The reason is that a human being has had different phases
of existence. In one phase he is less wise; if he dives
deeper in himself he is wiser; if he dives still deeper
in himself he is wiser still. What he does in one sphere
he would reject in another sphere. Therefore a man has so
much in himself to combat and to reject that he has action
and reaction even without contact with others.
Sometimes in his mood a person is a devil, sometimes
a saint. There are moods, there are times when a person
is quite out of reason; there are fits of goodness and fits
of badness – that is human nature. Therefore one cannot
say that an evil person has no good in him, nor a good person
no evil. But what concerns the conscience most is one's
own conception of what is right and wrong, and the second
influence is the conception of others. Therefore a person
is not free.
Question: Is not the role of the conscience very
difficult?
Answer: The best way of testing life is to have
conscience as a testing instrument with everything – whether
it is harmonious or inharmonious. If it is inharmonious,
then to think that it will upset the whole environment;
if it is harmonious then to think that it is all right.
Question: How can a feeling be controlled by the
conscience?
Answer: The conscience – like everything else
– if it has become accustomed to handle one's thought, speech
or action becomes stronger. If it is not accustomed to do
this then it becomes weaker and remains only as a torture,
not as a controller. The conscience is a faculty of the
heart as a whole which contains reason, thought, memory
and heart.
Question: But who is it in the conscience who
judges?
Answer: In the sphere of conscience the soul of
man and the Spirit of God meet and become one.9
Question: In what manner do the soul of man and
the Spirit of God meet in the conscience and become one?

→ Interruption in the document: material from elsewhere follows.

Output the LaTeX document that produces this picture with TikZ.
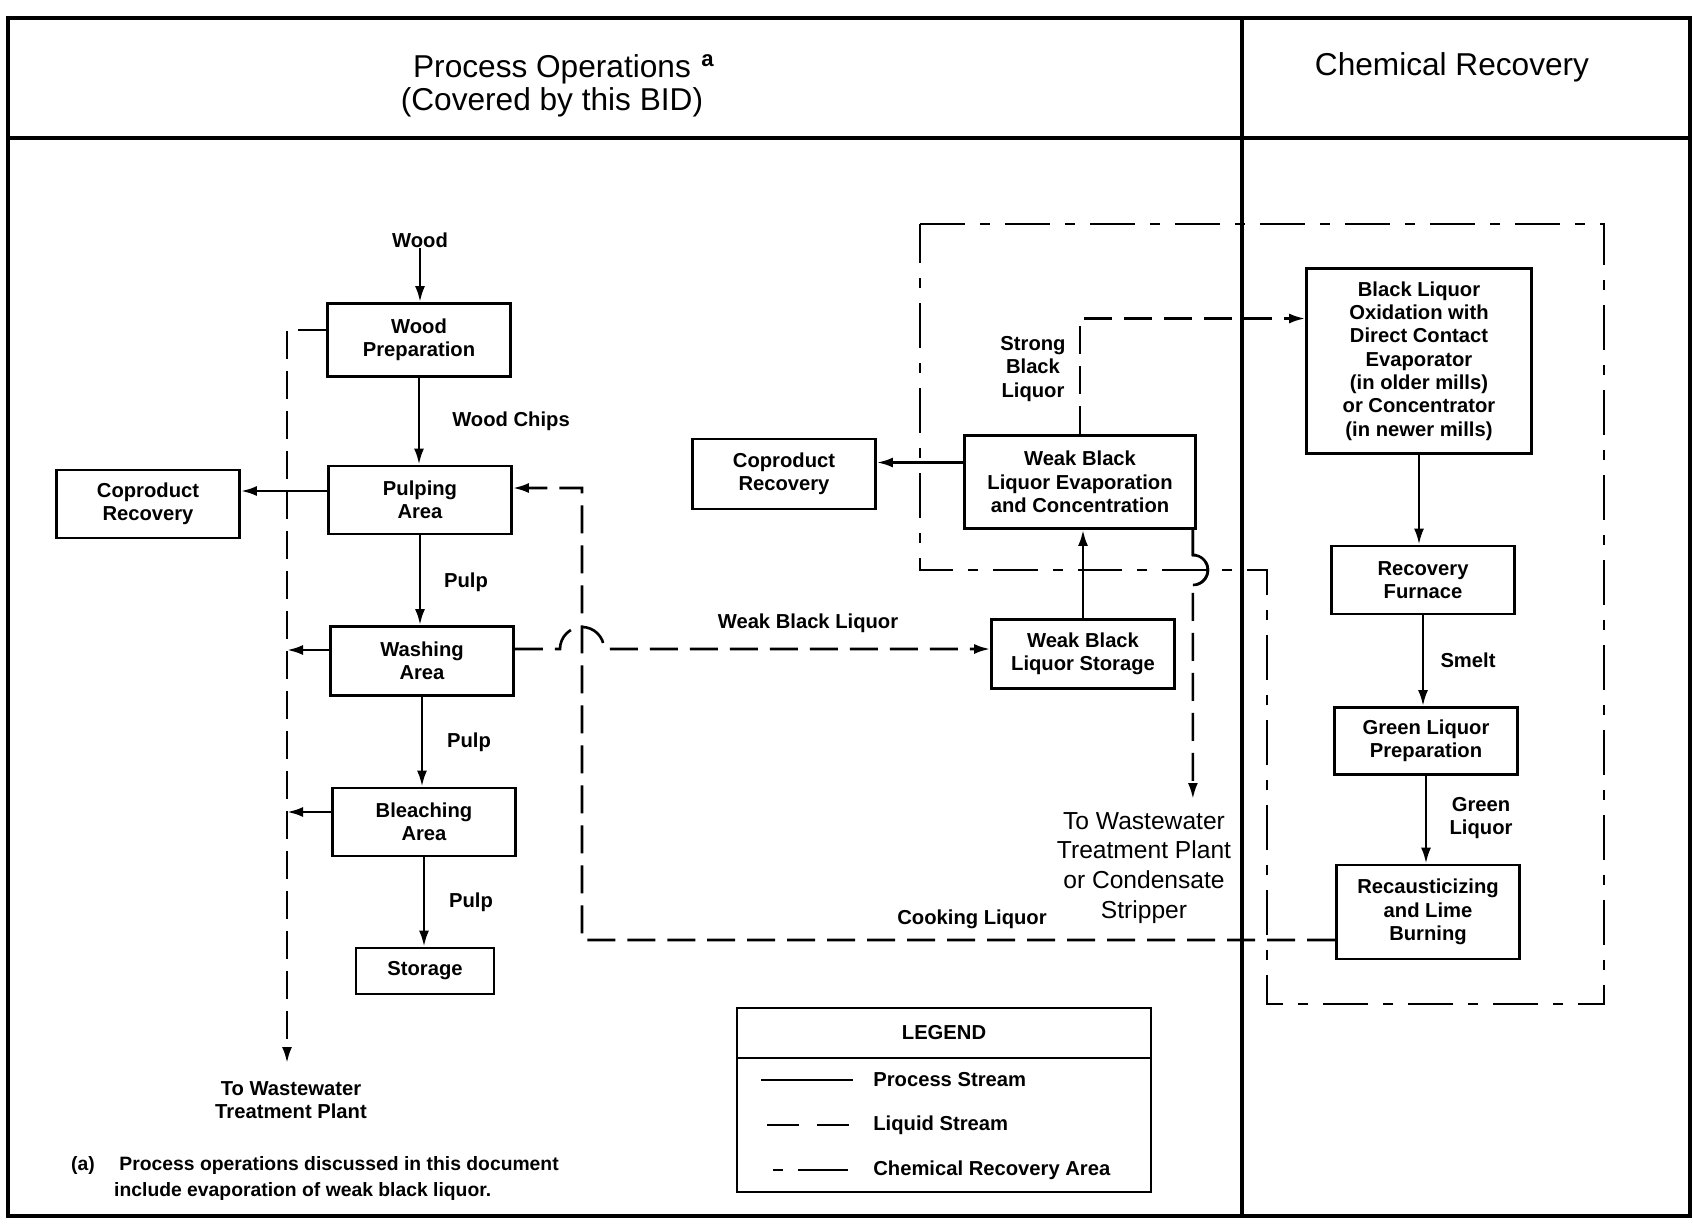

Answer: The heart in its depth is linked with
the divine Mind. Therefore in the depth of the heart there
is a greater justice than on the surface, and a kind of
intuition comes, inspiration, knowledge as the inner light
falling upon our own individual conception of things, and
both then come together. In the conscience is the throne
of God; there God Himself sits on the throne of justice.
A person condemned by his conscience is more miserable
than the one who is condemned by the court. A person whose
conscience is clean, if he is exiled from his country or
sent to prison, still remains a lion – even in a cage, for
even in a cage there is his inner happiness. But when his
conscience despises a person then that is a bitter punishment,
more so than any the court can give.
Sadi says it very beautifully. He sees the throne of
God in the conscience and says, 'Let me confess my faults
to Thee alone that I may not have to go before anyone in
the world to humiliate myself'.
Question: Why can we only have knowledge of God
through the heart? What part of the mind does the heart
represent?
Answer: The heart is the principle center – not
the heart in the body, but the heart which is the depth
of the mind, for the mind is the surface of the heart. The
heart and the mind are one, as one tree: the root is the
heart, the branches, the fruits and the flowers represent
the mind.
Question: What is the relation between conscience
and truth?
Answer: I distinguish between truth and facts.
Conscience is made from the cream of facts, but not from
truth, because truth stands above all things; it has nothing
to do with conscience. It is facts which have to do with
conscience. When we come to understand truth, the understanding
of truth is just like a spring which rises and expands into
an ocean, so that we come even to such a degree of understanding
that we say, 'All is true, and all is truth'.